(Dataset items)
=====
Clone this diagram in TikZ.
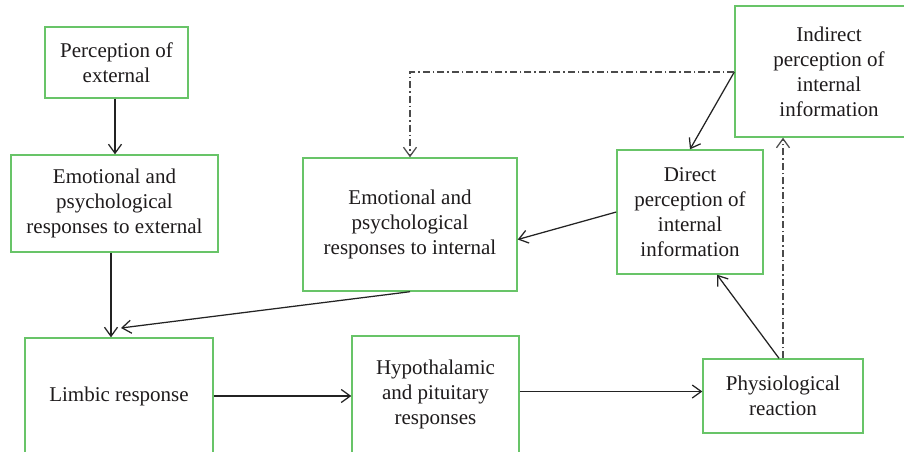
\documentclass[tikz,border=0pt]{standalone}
\usepackage{fontspec}
\setmainfont{Liberation Serif}
\usetikzlibrary{arrows.meta,calc}
\definecolor{boxgreen}{RGB}{104,196,104}
\definecolor{txtgray}{RGB}{30,27,28}
\definecolor{linegray}{RGB}{35,35,35}
\definecolor{dashgray}{RGB}{75,75,75}
\tikzset{
  box/.style={draw=boxgreen, line width=1.4pt, fill=white, align=center, inner sep=0pt,
    text=txtgray, font=\fontsize{21}{25}\selectfont, anchor=center},
  conn/.style={draw=linegray, line width=1.25pt, -{Straight Barb[length=9pt,width=13pt,line width=1.25pt]}},
  dashdot/.style={conn, draw=dashgray, dash pattern=on 7pt off 3pt on 1.5pt off 3pt}
}
\begin{document}
\begin{tikzpicture}[x=1pt,y=-1pt]
\useasboundingbox (0,0) rectangle (904,451);
\clip (0,0) rectangle (904,451);
\fill[white] (0,0) rectangle (904,451);
\node[box, minimum width=143pt, minimum height=71pt] (pe) at (116.5,62.5) {Perception of\\external};
\node[box, minimum width=207pt, minimum height=97pt] (ee) at (114.5,203.5) {Emotional and\\psychological\\responses to external};
\node[box, minimum width=214pt, minimum height=133pt] (ei) at (410,224.5) {Emotional and\\psychological\\responses to internal};
\node[box, minimum width=146pt, minimum height=124pt] (dp) at (690,212) {Direct\\perception of\\internal\\information};
\node[box, minimum width=188pt, minimum height=131pt] (ip) at (829,71.5) {Indirect\\perception of\\internal\\information};
\node[box, minimum width=188pt, minimum height=116pt] (lr) at (119,396) {Limbic response};
\node[box, minimum width=167pt, minimum height=117pt] (hp) at (435.5,394.5) {Hypothalamic\\and pituitary\\responses};
\node[box, minimum width=160pt, minimum height=74pt] (ph) at (783,396) {Physiological\\reaction};
\coordinate (lrin) at (121,328);
\coordinate (peout) at ([xshift=-1.5pt]pe.south);
\coordinate (eeout) at ([xshift=-3.5pt]ee.south);
\coordinate (hpout) at ([yshift=3pt]hp.east);

\draw[conn] (peout) -- (peout |- ee.north);
\draw[conn] (eeout) -- (eeout |- lr.north);
\draw[conn] (ei.south) -- (lrin);
\draw[conn] (lr.east) -- (lr.east -| hp.west);
\draw[conn] (hpout) -- (hpout -| ph.west);
\draw[conn] ([xshift=-4pt]ph.north) -- ([xshift=27pt]dp.south);
\draw[dashdot] (ph.north) -- (ph.north |- ip.south);
\draw[conn] (dp.west) -- ([yshift=-15pt]ei.east);
\draw[conn] ([yshift=-0.5pt]ip.west) -- (dp.north);
\draw[dashdot] ([yshift=-0.5pt]ip.west) -| (ei.north);
\end{tikzpicture}
\end{document}
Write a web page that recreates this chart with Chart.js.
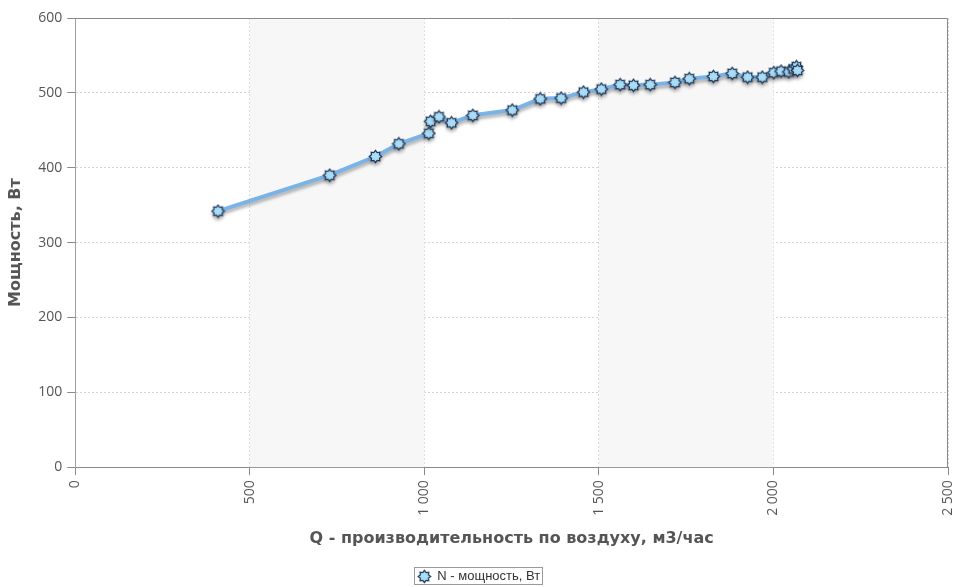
<!DOCTYPE html>
<html>
<head>
<meta charset="utf-8">
<script src="https://cdn.jsdelivr.net/npm/chart.js@4/dist/chart.umd.min.js"></script>
<style>
  html, body { margin: 0; padding: 0; background: #fff; }
  #wrap { width: 958px; height: 587px; position: relative; }
</style>
</head>
<body>
<div id="wrap"><canvas id="myChart"></canvas></div>
<script>
// air flow, m3/h
const flow = [409, 729, 860, 927, 1013, 1018, 1042, 1078, 1139, 1252, 1332, 1392, 1456, 1507,
  1561, 1599, 1647, 1718, 1759, 1828, 1882, 1926, 1968, 2001, 2022, 2044, 2057, 2066, 2069];
// power, W
const power = [342, 390, 415, 432, 446, 462, 468, 460, 470, 477, 492, 493, 501, 505,
  511, 510, 511, 514, 519, 522, 526, 521, 521, 527, 529, 528, 532, 535, 530];
const xTicks = [0, 500, 1000, 1500, 2000, 2500];
const yTicks = [0, 100, 200, 300, 400, 500, 600];
const seriesName = "N - мощность, Вт";

// gear-like marker
const marker = document.createElement("canvas");
marker.width = 15;
marker.height = 15;
(function () {
  const c = marker.getContext("2d");
  const n = 8, ro = 6.2, ri = 4.3;
  c.beginPath();
  for (let i = 0; i < n * 2; i++) {
    const r = i % 2 === 0 ? ro : ri;
    const a = (Math.PI / n) * i - Math.PI / 2;
    const px = 7.5 + r * Math.cos(a), py = 7.5 + r * Math.sin(a);
    if (i === 0) c.moveTo(px, py); else c.lineTo(px, py);
  }
  c.closePath();
  c.fillStyle = "#a9dcf6";
  c.fill();
  c.lineWidth = 1.2;
  c.strokeStyle = "#1d3656";
  c.stroke();
})();

const fmt = (v) => String(v).replace(/\B(?=(\d{3})+(?!\d))/g, " ");

// shaded bands between every other x tick, plus solid frame
const bands = {
  id: "bands",
  beforeDatasetsDraw(chart) {
    const { ctx, chartArea: a, scales: { x } } = chart;
    ctx.save();
    ctx.fillStyle = "#f7f7f7";
    for (let i = 1; i < xTicks.length - 1; i += 2) {
      const l = x.getPixelForValue(xTicks[i]);
      const r = x.getPixelForValue(xTicks[i + 1]);
      ctx.fillRect(l, a.top, r - l, a.bottom - a.top);
    }
    ctx.restore();
  },
  afterDatasetsDraw(chart) {
    const { ctx, chartArea: a } = chart;
    ctx.save();
    ctx.strokeStyle = "#8a8a8a";
    ctx.lineWidth = 1;
    ctx.beginPath();
    ctx.moveTo(a.left, a.top + 0.5);
    ctx.lineTo(a.right - 0.5, a.top + 0.5);
    ctx.lineTo(a.right - 0.5, a.bottom);
    ctx.stroke();
    ctx.restore();
  },
  afterDraw(chart) {
    const lg = chart.legend;
    if (!lg || !lg.legendHitBoxes.length) return;
    const b = lg.legendHitBoxes[0];
    const { ctx } = chart;
    ctx.save();
    ctx.strokeStyle = "#9a9a9a";
    ctx.lineWidth = 1;
    ctx.strokeRect(Math.round(b.left) - 3.5, Math.round(b.top) - 2.5, Math.round(b.width) + 6, Math.round(b.height) + 4);
    ctx.restore();
  },
};

// grey drop shadow under the line
const lineShadow = {
  id: "lineShadow",
  beforeDatasetDraw(chart) {
    const ctx = chart.ctx;
    ctx.save();
    ctx.shadowColor = "rgba(90,90,90,0.45)";
    ctx.shadowBlur = 3;
    ctx.shadowOffsetX = 0;
    ctx.shadowOffsetY = 3;
  },
  afterDatasetDraw(chart) {
    chart.ctx.restore();
  },
};

const data = {
  datasets: [
    {
      label: seriesName,
      data: flow.map((q, i) => ({ x: q, y: power[i] })),
      borderColor: "#7ab3e6",
      borderWidth: 4,
      pointStyle: marker,
      pointRadius: 6,
      pointHoverRadius: 6,
      tension: 0,
      fill: false,
    },
  ],
};

const tickFont = { family: "'Open Sans', 'DejaVu Sans', sans-serif", size: 14 };
const titleFont = { family: "'DejaVu Sans', Verdana, sans-serif", size: 16, weight: "bold" };

const config = {
  type: "line",
  data: data,
  plugins: [bands, lineShadow],
  options: {
    responsive: true,
    maintainAspectRatio: false,
    animation: false,
    layout: { padding: { top: 18, right: 6, left: 6, bottom: -6 } },
    plugins: {
      tooltip: { enabled: false },
      legend: {
        position: "bottom",
        labels: {
          usePointStyle: true,
          pointStyle: marker,
          color: "#333",
          padding: 2,
          font: { family: "'Liberation Sans', Arial, sans-serif", size: 13 },
        },
      },
    },
    scales: {
      x: {
        type: "linear",
        min: 0,
        max: 2500,
        afterBuildTicks: (s) => { s.ticks = xTicks.map((v) => ({ value: v })); },
        afterFit: (s) => { s.paddingRight = 0; },
        ticks: {
          color: "#555",
          font: tickFont,
          minRotation: 90,
          maxRotation: 90,
          padding: 5,
          callback: (v) => fmt(v),
        },
        grid: {
          color: "#d4d4d4",
          tickColor: "#8a8a8a",
          tickLength: 8,
          tickBorderDash: [],
        },
        border: { color: "#8a8a8a", dash: [2, 2] },
        title: {
          display: true,
          text: "Q - производительность по воздуху, м3/час",
          color: "#555",
          font: titleFont,
          padding: { top: 8, bottom: 20 },
        },
      },
      y: {
        min: 0,
        max: 600,
        afterBuildTicks: (s) => { s.ticks = yTicks.map((v) => ({ value: v })); },
        ticks: {
          color: "#555",
          font: tickFont,
          padding: 5,
        },
        grid: {
          color: "#d4d4d4",
          tickColor: "#8a8a8a",
          tickLength: 8,
          tickBorderDash: [],
        },
        border: { color: "#a0a0a0", dash: [2, 2] },
        title: {
          display: true,
          text: "Мощность, Вт",
          color: "#555",
          font: titleFont,
          padding: { top: 0, bottom: 8 },
        },
      },
    },
  },
};

const chartOne = new Chart(document.getElementById("myChart"), config);
</script>
</body>
</html>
=====
_Exercise instructions:_
Retype the records above word for word, from their first line through the line containing "(hpout) at ([yshift=3pt]hp.east);", and leave out every picture.

_Solution for this exercise:_
Clone this diagram in TikZ.
\documentclass[tikz,border=0pt]{standalone}
\usepackage{fontspec}
\setmainfont{Liberation Serif}
\usetikzlibrary{arrows.meta,calc}
\definecolor{boxgreen}{RGB}{104,196,104}
\definecolor{txtgray}{RGB}{30,27,28}
\definecolor{linegray}{RGB}{35,35,35}
\definecolor{dashgray}{RGB}{75,75,75}
\tikzset{
  box/.style={draw=boxgreen, line width=1.4pt, fill=white, align=center, inner sep=0pt,
    text=txtgray, font=\fontsize{21}{25}\selectfont, anchor=center},
  conn/.style={draw=linegray, line width=1.25pt, -{Straight Barb[length=9pt,width=13pt,line width=1.25pt]}},
  dashdot/.style={conn, draw=dashgray, dash pattern=on 7pt off 3pt on 1.5pt off 3pt}
}
\begin{document}
\begin{tikzpicture}[x=1pt,y=-1pt]
\useasboundingbox (0,0) rectangle (904,451);
\clip (0,0) rectangle (904,451);
\fill[white] (0,0) rectangle (904,451);
\node[box, minimum width=143pt, minimum height=71pt] (pe) at (116.5,62.5) {Perception of\\external};
\node[box, minimum width=207pt, minimum height=97pt] (ee) at (114.5,203.5) {Emotional and\\psychological\\responses to external};
\node[box, minimum width=214pt, minimum height=133pt] (ei) at (410,224.5) {Emotional and\\psychological\\responses to internal};
\node[box, minimum width=146pt, minimum height=124pt] (dp) at (690,212) {Direct\\perception of\\internal\\information};
\node[box, minimum width=188pt, minimum height=131pt] (ip) at (829,71.5) {Indirect\\perception of\\internal\\information};
\node[box, minimum width=188pt, minimum height=116pt] (lr) at (119,396) {Limbic response};
\node[box, minimum width=167pt, minimum height=117pt] (hp) at (435.5,394.5) {Hypothalamic\\and pituitary\\responses};
\node[box, minimum width=160pt, minimum height=74pt] (ph) at (783,396) {Physiological\\reaction};
\coordinate (lrin) at (121,328);
\coordinate (peout) at ([xshift=-1.5pt]pe.south);
\coordinate (eeout) at ([xshift=-3.5pt]ee.south);
\coordinate (hpout) at ([yshift=3pt]hp.east);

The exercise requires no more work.